THE UNHCR was contacted by the US, alongside the UK, Canada, Germany while Jordan authorized the UN to receive the Syrians who UNHCR agreed were “at risk and seeking asylum and solutions in above mentioned countries.” While in Jordan UNHCR would work with the three governments to support a “temporary stay.” This was a key to Jordan’s agreement: A special legal assurance the White Helmets would move on to the West.
With the UNHCR on board and Jordan agreeing to host them temporarily, the operation could proceed. In the day before it began the Syrian regime and Islamic State began a massive battle not far from areas where the White Helmets and their families were sheltering. Meanwhile around 6,000 people who had been displaced by the fighting and wanted to head to Idlib were boarding buses for the north.
Bild reporter Paul Ronzheimer and photojournalist Giorgos Moutafis had been waiting on the Golan for three days by Saturday night, two of only a handful of journalists and others who knew about the operation. “The military and police cordoned off individual roads, the evacuation being screened at an Israeli military bus. Various vehicles, including minibuses were visible in the dark of night,” he wrote. From 9:30 p.m. the evacuation began and he followed the buses down to the Jordan border where he tweeted photos of them crossing over at 5 a.m.
Another problem faced at the border, according to foreign reports, was that checkpoints and fighting with ISIS, which had gone on all day Saturday before the evacuation began, hampered efforts. For that reason the number evacuated was not 800 but 422.
The rescue of the White Helmets has received widespread international attention and Israel has been praised for its role. “Thank you Israel,” tweeted Niels Annen, a German politician from the SPD. UK Foreign Secretary Jeremy Hunt also thanked Israel and the US “deeply appreciated” Israel’s role. But there are unanswered questions. Julian Roepcke, a journalist with Bild noted that even as people were cheering the success, the Russian air force was flying supplies from France to Latakia for Syrian-regime controlled areas. “Can be a reference to the high price that the West had to pay Putin and Assad,” he wrote.
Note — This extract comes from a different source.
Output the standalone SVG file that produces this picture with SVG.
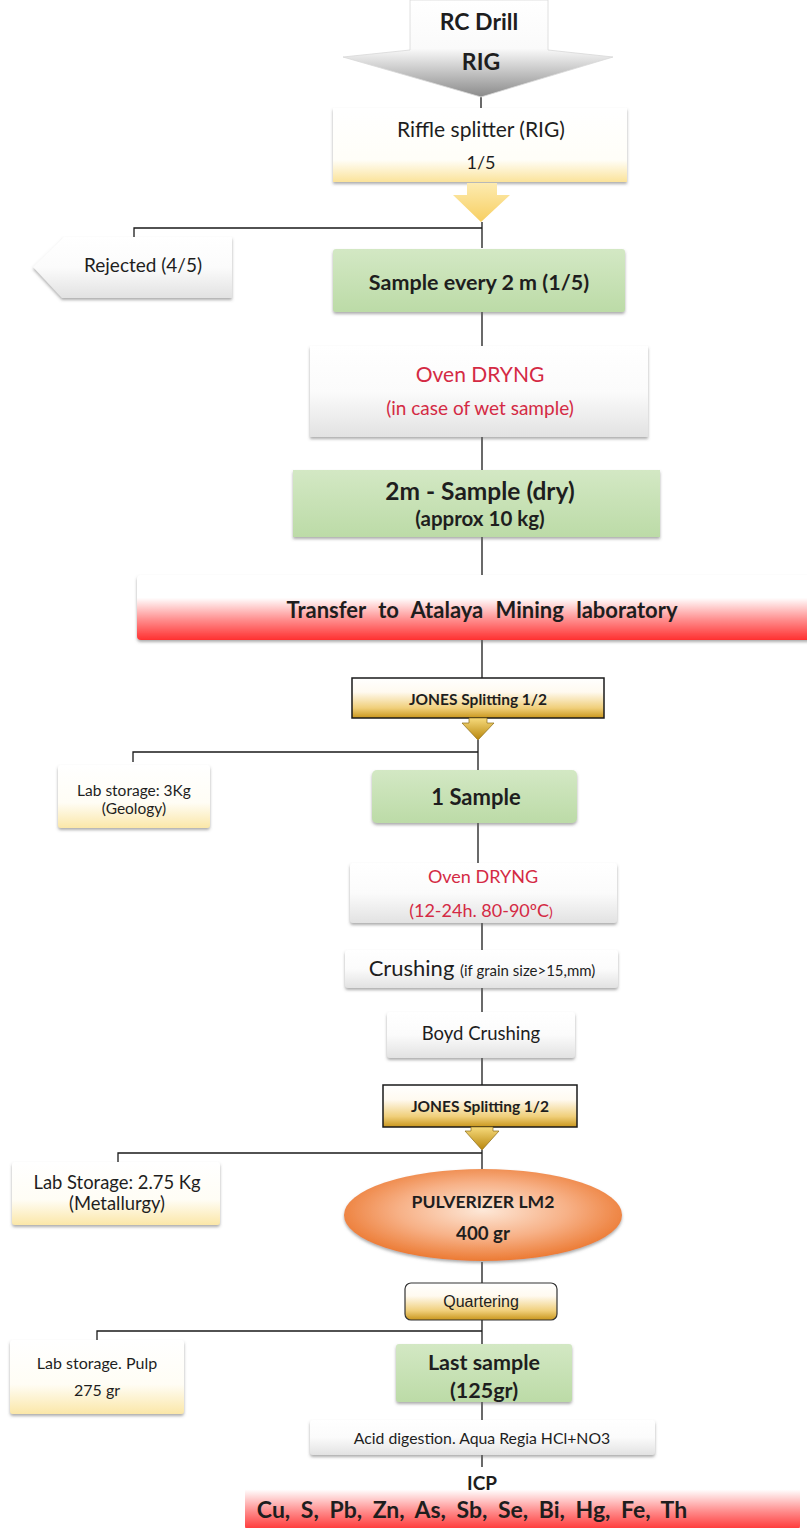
<svg xmlns="http://www.w3.org/2000/svg" width="807" height="1528" viewBox="0 0 807 1528">
<style>
text{font-family:Lato,"Open Sans","Liberation Sans",sans-serif;fill:#1e1e1e;text-anchor:middle}
.b{font-weight:bold}
.red{fill:#d42a44}
.ar{font-family:"Liberation Sans",Arial,sans-serif}
.ln{fill:none;stroke:#1a1a1a;stroke-width:1.3}
</style>
<defs>
<filter id="sh" x="-10%" y="-10%" width="120%" height="140%"><feDropShadow dx="0" dy="2" stdDeviation="1.5" flood-color="#666" flood-opacity="0.55"/></filter>
<linearGradient id="gRC" x1="0" y1="0" x2="0" y2="1"><stop offset="0" stop-color="#fff"/><stop offset="0.5" stop-color="#fafafa"/><stop offset="1" stop-color="#8a8a8a"/></linearGradient>
<linearGradient id="gCream" x1="0" y1="0" x2="0" y2="1"><stop offset="0" stop-color="#fff"/><stop offset="0.6" stop-color="#fffdf5"/><stop offset="1" stop-color="#fbe7a8"/></linearGradient>
<linearGradient id="gRiffle" x1="0" y1="0" x2="0" y2="1"><stop offset="0" stop-color="#fff"/><stop offset="0.7" stop-color="#fffef8"/><stop offset="1" stop-color="#fbe39a"/></linearGradient>
<linearGradient id="gGrey" x1="0" y1="0" x2="0" y2="1"><stop offset="0" stop-color="#fff"/><stop offset="0.5" stop-color="#fbfbfb"/><stop offset="1" stop-color="#e2e2e2"/></linearGradient>
<linearGradient id="gGreen" x1="0" y1="0" x2="0" y2="1"><stop offset="0" stop-color="#d3e8c4"/><stop offset="1" stop-color="#bcdba7"/></linearGradient>
<linearGradient id="gRed" x1="0" y1="0" x2="0" y2="1"><stop offset="0" stop-color="#fff"/><stop offset="0.35" stop-color="#fff"/><stop offset="0.7" stop-color="#ff8a8a"/><stop offset="1" stop-color="#ff3030"/></linearGradient>
<linearGradient id="gGold" x1="0" y1="0" x2="0" y2="1"><stop offset="0" stop-color="#fff"/><stop offset="0.35" stop-color="#fffaf0"/><stop offset="0.75" stop-color="#f0cf7a"/><stop offset="1" stop-color="#c9961c"/></linearGradient>
<linearGradient id="gArrowY" x1="0" y1="0" x2="0" y2="1"><stop offset="0" stop-color="#fdebb0"/><stop offset="1" stop-color="#f7cf62"/></linearGradient>
<linearGradient id="gArrowG" x1="0" y1="0" x2="0" y2="1"><stop offset="0" stop-color="#f6da7c"/><stop offset="1" stop-color="#b8860b"/></linearGradient>
<radialGradient id="gOrange" cx="50%" cy="45%" r="55%"><stop offset="0" stop-color="#fde8d8"/><stop offset="0.55" stop-color="#f7b187"/><stop offset="1" stop-color="#ec7a33"/></radialGradient>
</defs>

<g id="connectors">
<path class="ln" d="M481,97 V108"/>
<path class="ln" d="M482,222 V248"/>
<path class="ln" d="M134,237 V228 H482"/>
<path class="ln" d="M482,312 V346"/>
<path class="ln" d="M482,437 V470"/>
<path class="ln" d="M482,537 V575"/>
<path class="ln" d="M482,640 V678"/>
<path class="ln" d="M478,740 V770"/>
<path class="ln" d="M133,762 V752 H478"/>
<path class="ln" d="M478,823 V863"/>
<path class="ln" d="M482,923 V950"/>
<path class="ln" d="M482,988 V1012"/>
<path class="ln" d="M482,1058 V1085"/>
<path class="ln" d="M482,1150 V1172"/>
<path class="ln" d="M118,1162 V1153 H482"/>
<path class="ln" d="M482,1262 V1283"/>
<path class="ln" d="M482,1320 V1344"/>
<path class="ln" d="M97,1340 V1331 H482"/>
<path class="ln" d="M482,1402 V1420"/>
<path class="ln" d="M482,1455 V1467"/>
</g>

<g id="rc-drill">
<path d="M410,0 H548 V50 L613,57 L481,97 L343,57 L410,50 Z" fill="url(#gRC)" stroke="#d8d8d8" stroke-width="0.8"/>
<text class="b" x="479" y="30" font-size="23">RC Drill</text>
<text class="b" x="481" y="70" font-size="23">RIG</text>
</g>

<g id="riffle">
<rect x="333" y="108" width="294" height="74" fill="url(#gRiffle)" filter="url(#sh)"/>
<text x="481" y="137" font-size="21">Riffle splitter (RIG)</text>
<text x="481" y="169" font-size="18">1/5</text>
<path d="M467,183 H497 V195 H510 L481,222 L453,195 H467 Z" fill="url(#gArrowY)"/>
</g>

<g id="rejected">
<path d="M64,237 H232 V298 H62 L33,267 Z" fill="url(#gGrey)" filter="url(#sh)"/>
<text x="143" y="272" font-size="19">Rejected (4/5)</text>
</g>

<g id="sample-2m">
<rect x="333" y="249" width="292" height="63" rx="3" fill="url(#gGreen)" filter="url(#sh)"/>
<text class="b" x="479" y="290" font-size="21.5">Sample every 2 m (1/5)</text>
</g>

<g id="oven1">
<rect x="310" y="346" width="338" height="91" fill="url(#gGrey)" filter="url(#sh)"/>
<text class="red" x="480" y="382" font-size="21">Oven DRYNG</text>
<text class="red" x="480" y="415" font-size="19">(in case of wet sample)</text>
</g>

<g id="sample-dry">
<rect x="293" y="470" width="367" height="67" fill="url(#gGreen)" filter="url(#sh)"/>
<text class="b" x="480" y="500" font-size="24.5">2m - Sample (dry)</text>
<text class="b" x="480" y="526" font-size="20.5">(approx 10 kg)</text>
</g>

<g id="transfer">
<rect x="137" y="575" width="680" height="65" rx="4" fill="url(#gRed)" filter="url(#sh)"/>
<text class="b" x="482" y="618" font-size="22" word-spacing="7">Transfer to Atalaya Mining  laboratory</text>
</g>

<g id="jones1">
<rect x="352" y="678" width="252" height="40" fill="url(#gGold)" stroke="#1a1a1a" stroke-width="1.5"/>
<text class="b" x="478" y="705" font-size="15.5">JONES Splitting 1/2</text>
<path d="M469,718 H487 V723 H494 L478,740 L462,723 H469 Z" fill="url(#gArrowG)" stroke="#8a6a14" stroke-width="0.7"/>
</g>

<g id="lab-geology">
<rect x="58" y="765" width="152" height="63" rx="3" fill="url(#gCream)" filter="url(#sh)"/>
<text x="134" y="796" font-size="15.5">Lab storage: 3Kg</text>
<text x="134" y="814" font-size="15.5">(Geology)</text>
</g>

<g id="one-sample">
<rect x="372" y="770" width="205" height="53" rx="5" fill="url(#gGreen)" filter="url(#sh)"/>
<text class="b" x="476" y="805" font-size="22">1 Sample</text>
</g>

<g id="oven2">
<rect x="350" y="863" width="267" height="60" rx="3" fill="url(#gGrey)" filter="url(#sh)"/>
<text class="red" x="483" y="883" font-size="18">Oven DRYNG</text>
<text class="red" x="481" y="917" font-size="18">(12-24h. 80-90ºC<tspan font-size="14">)</tspan></text>
</g>

<g id="crushing">
<rect x="345" y="950" width="273" height="38" rx="3" fill="url(#gGrey)" filter="url(#sh)"/>
<text x="482" y="976" font-size="22">Crushing <tspan font-size="15">(if grain size&gt;15,mm)</tspan></text>
</g>

<g id="boyd">
<rect x="387" y="1012" width="188" height="46" rx="3" fill="url(#gGrey)" filter="url(#sh)"/>
<text x="481" y="1040" font-size="18.5">Boyd Crushing</text>
</g>

<g id="jones2">
<rect x="383" y="1085" width="194" height="42" fill="url(#gGold)" stroke="#1a1a1a" stroke-width="1.5"/>
<text class="b" x="480" y="1112" font-size="15.5">JONES Splitting 1/2</text>
<path d="M471,1127 H493 V1131 H499 L482,1150 L465,1131 H471 Z" fill="url(#gArrowG)" stroke="#8a6a14" stroke-width="0.7"/>
</g>

<g id="lab-metallurgy">
<rect x="12" y="1162" width="208" height="63" rx="3" fill="url(#gCream)" filter="url(#sh)"/>
<text x="117" y="1189" font-size="18.4">Lab Storage: 2.75 Kg</text>
<text x="117" y="1210" font-size="18.4">(Metallurgy)</text>
</g>

<g id="pulverizer">
<ellipse cx="483" cy="1215" rx="139" ry="46" fill="url(#gOrange)" filter="url(#sh)"/>
<text class="b" x="483" y="1208" font-size="17.6">PULVERIZER LM2</text>
<text class="b" x="483" y="1240" font-size="18.7">400 gr</text>
</g>

<g id="quartering">
<rect x="405" y="1283" width="152" height="37" rx="6" fill="url(#gGold)" stroke="#333" stroke-width="1.2"/>
<text class="ar" x="481" y="1307" font-size="16">Quartering</text>
</g>

<g id="lab-pulp">
<rect x="10" y="1340" width="174" height="74" rx="3" fill="url(#gCream)" filter="url(#sh)"/>
<text x="97" y="1369" font-size="16">Lab storage. Pulp</text>
<text x="97" y="1396" font-size="16">275 gr</text>
</g>

<g id="last-sample">
<rect x="396" y="1344" width="176" height="58" rx="3" fill="url(#gGreen)" filter="url(#sh)"/>
<text class="b" x="484" y="1370" font-size="21.5">Last sample</text>
<text class="b" x="484" y="1398" font-size="21.5">(125gr)</text>
</g>

<g id="acid">
<rect x="310" y="1420" width="345" height="35" rx="3" fill="url(#gGrey)" filter="url(#sh)"/>
<text x="482" y="1444" font-size="15.8">Acid digestion. Aqua Regia HCl+NO3</text>
</g>

<g id="icp">
<rect x="245" y="1467" width="555" height="64" rx="5" fill="url(#gRed)"/>
<text class="b" x="482" y="1490" font-size="19">ICP</text>
<text class="b" x="472" y="1518" font-size="23" word-spacing="5">Cu, S, Pb, Zn, As, Sb, Se, Bi, Hg, Fe, Th</text>
</g>
</svg>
The operation is seen as a success, but the reality is that it also reflects the failure of Western powers to stymie Assad’s offensive. Southern Syria’s rebel areas fell quickly in June and July because the US and other powers indicated they would not receive support. Morale collapsed among the rebels. All that is left of the rebellion in the south, where it began in Deraa, are memories of those days in 2011 and 2012 when protesters massed against the regime. “The rescuers became the rescued,” Nine News Australia says of the operation.
This momentary success by the four Western powers, Israel, Jordan and the UN was a rare and unique cooperation. It also seems to be a way to salvage the bare minimum of what is left in Syria. “We renew our call on the Assad regime and Russia to abide by their commitments, end the violence and protect all Syrian civilians,” the State Department said. But the regime understands it could do whatever it wants in southern Syria. The only places it has been stopped is in northern Syria where Turkey has moved in to provide an umbrella of protection around the rebels, and in eastern Syria where the US and the Syrian Democratic Forces are present after defeating ISIS.
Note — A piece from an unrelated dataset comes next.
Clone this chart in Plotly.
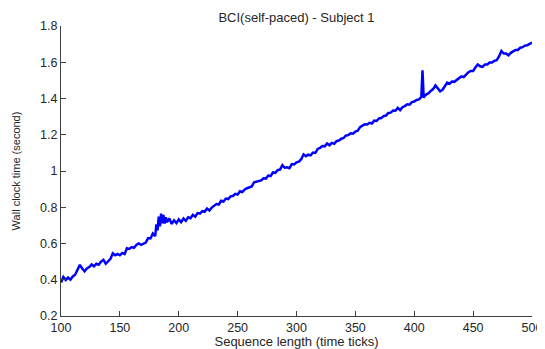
import plotly.graph_objects as go

# Sequence length (time ticks) and wall clock time (second)
ticks = [
    100, 102, 104, 106, 108, 110, 112, 114, 116, 118,
    120, 122, 124, 126, 128, 130, 132, 134, 136, 138,
    140, 142, 144, 146, 148, 150, 152, 154, 156, 158,
    160, 162, 164, 166, 168, 170, 172, 174, 176, 178,
    180, 181, 182, 183, 184, 185, 186, 187, 188, 189,
    190, 192, 194, 196, 198, 200, 202, 204, 206, 208,
    210, 212, 214, 216, 218, 220, 222, 224, 226, 228,
    230, 232, 234, 236, 238, 240, 242, 244, 246, 248,
    250, 252, 254, 256, 258, 260, 262, 264, 266, 268,
    270, 272, 274, 276, 278, 280, 282, 284, 286, 288,
    290, 292, 294, 296, 298, 300, 302, 304, 306, 308,
    310, 312, 314, 316, 318, 320, 322, 324, 326, 328,
    330, 332, 334, 336, 338, 340, 342, 344, 346, 348,
    350, 352, 354, 356, 358, 360, 362, 364, 366, 368,
    370, 372, 374, 376, 378, 380, 382, 384, 386, 388,
    390, 392, 394, 396, 398, 400, 402, 404, 406, 407,
    408, 410, 412, 414, 416, 418, 420, 422, 424, 426,
    428, 430, 432, 434, 436, 438, 440, 442, 444, 446,
    448, 450, 452, 454, 456, 458, 460, 462, 464, 466,
    468, 470, 472, 474, 476, 478, 480, 482, 484, 486,
    488, 490, 492, 494, 496, 498, 500,
]
wall_time = [
    0.385, 0.415, 0.398, 0.412, 0.400, 0.418, 0.428, 0.452, 0.482, 0.462,
    0.447, 0.462, 0.470, 0.484, 0.474, 0.488, 0.483, 0.500, 0.510, 0.488,
    0.500, 0.515, 0.546, 0.535, 0.542, 0.535, 0.548, 0.542, 0.574, 0.570,
    0.580, 0.576, 0.592, 0.600, 0.593, 0.600, 0.605, 0.630, 0.628, 0.655,
    0.640, 0.705, 0.672, 0.748, 0.695, 0.765, 0.712, 0.758, 0.710, 0.745,
    0.718, 0.738, 0.708, 0.728, 0.712, 0.733, 0.718, 0.738, 0.725, 0.745,
    0.740, 0.758, 0.748, 0.768, 0.765, 0.778, 0.775, 0.793, 0.782, 0.798,
    0.808, 0.818, 0.815, 0.836, 0.832, 0.848, 0.845, 0.860, 0.862, 0.874,
    0.870, 0.888, 0.884, 0.898, 0.905, 0.912, 0.915, 0.938, 0.942, 0.945,
    0.948, 0.960, 0.958, 0.975, 0.972, 0.992, 0.990, 1.005, 1.008, 1.032,
    1.018, 1.020, 1.015, 1.038, 1.036, 1.048, 1.052, 1.065, 1.092, 1.082,
    1.090, 1.086, 1.102, 1.100, 1.122, 1.128, 1.138, 1.136, 1.152, 1.142,
    1.155, 1.150, 1.165, 1.168, 1.178, 1.182, 1.196, 1.198, 1.208, 1.206,
    1.218, 1.222, 1.242, 1.250, 1.258, 1.257, 1.266, 1.262, 1.278, 1.276,
    1.290, 1.292, 1.303, 1.306, 1.320, 1.322, 1.333, 1.332, 1.348, 1.336,
    1.352, 1.358, 1.368, 1.366, 1.380, 1.383, 1.392, 1.395, 1.408, 1.555,
    1.405, 1.422, 1.428, 1.442, 1.452, 1.472, 1.458, 1.440, 1.448, 1.468,
    1.488, 1.482, 1.494, 1.492, 1.502, 1.508, 1.522, 1.518, 1.532, 1.545,
    1.552, 1.552, 1.572, 1.588, 1.578, 1.575, 1.588, 1.588, 1.598, 1.598,
    1.608, 1.612, 1.632, 1.662, 1.648, 1.648, 1.638, 1.652, 1.660, 1.668,
    1.668, 1.680, 1.683, 1.692, 1.694, 1.702, 1.708,
]

x_tick_vals = [100, 150, 200, 250, 300, 350, 400, 450, 500]
y_tick_vals = [0.2, 0.4, 0.6, 0.8, 1.0, 1.2, 1.4, 1.6, 1.8]

FONT = "Liberation Sans, Arial, sans-serif"
AXIS_COLOR = "#404040"
TEXT_COLOR = "#262626"

# The page body has an 8px margin, so the figure is sized to fit inside it.
FIG_W, FIG_H = 537, 341

fig = go.Figure()
fig.add_trace(go.Scatter(
    x=ticks, y=wall_time, mode="lines",
    line=dict(color="#0000FF", width=2.5),
    showlegend=False, hoverinfo="skip",
))

fig.update_layout(
    width=FIG_W, height=FIG_H,
    margin=dict(l=53, r=13, t=18, b=33, autoexpand=False),
    paper_bgcolor="white", plot_bgcolor="white",
    font=dict(family=FONT, color=TEXT_COLOR, size=12),
    title=dict(
        text="BCI(self-paced) - Subject 1",
        x=0.5, xref="paper", xanchor="center",
        y=1 - 9 / FIG_H, yref="container", yanchor="middle",
        font=dict(size=13, family=FONT, color=TEXT_COLOR),
        automargin=False,
    ),
)
fig.update_xaxes(
    range=[100, 500], tickvals=x_tick_vals, automargin=False,
    showgrid=False, zeroline=False,
    showline=True, linecolor=AXIS_COLOR, linewidth=1,
    ticks="inside", ticklen=5, tickcolor=AXIS_COLOR, tickwidth=1,
    tickfont=dict(size=12.5, family=FONT, color=TEXT_COLOR),
    title=dict(text="Sequence length (time ticks)", standoff=2,
               font=dict(size=13, family=FONT, color=TEXT_COLOR)),
)
fig.update_yaxes(
    range=[0.2, 1.8], tickvals=y_tick_vals, automargin=False,
    showgrid=False, zeroline=False,
    showline=True, linecolor=AXIS_COLOR, linewidth=1,
    ticks="inside", ticklen=5, tickcolor=AXIS_COLOR, tickwidth=1,
    tickfont=dict(size=12.5, family=FONT, color=TEXT_COLOR),
    title=dict(text="Wall clock time (second)", standoff=17,
               font=dict(size=11, family=FONT, color=TEXT_COLOR)),
)

fig.write_html("out.html")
Yet there are still people in Syria who need aid, including those sheltering near the Golan border. For Dalton Thomas, founder of FAI Relief, an apolitical organization that has been providing aid in southern Syria, the work goes on.
“The evacuation of the White Helmets signals an end of an era and the beginning of a new one: The rebuilding of Syria in the wake of the greatest humanitarian crises since World War Two.” FAI, the only health care provider of its kind left in southern Syria, seeks to stay out of politics while aiding Syrians, he says.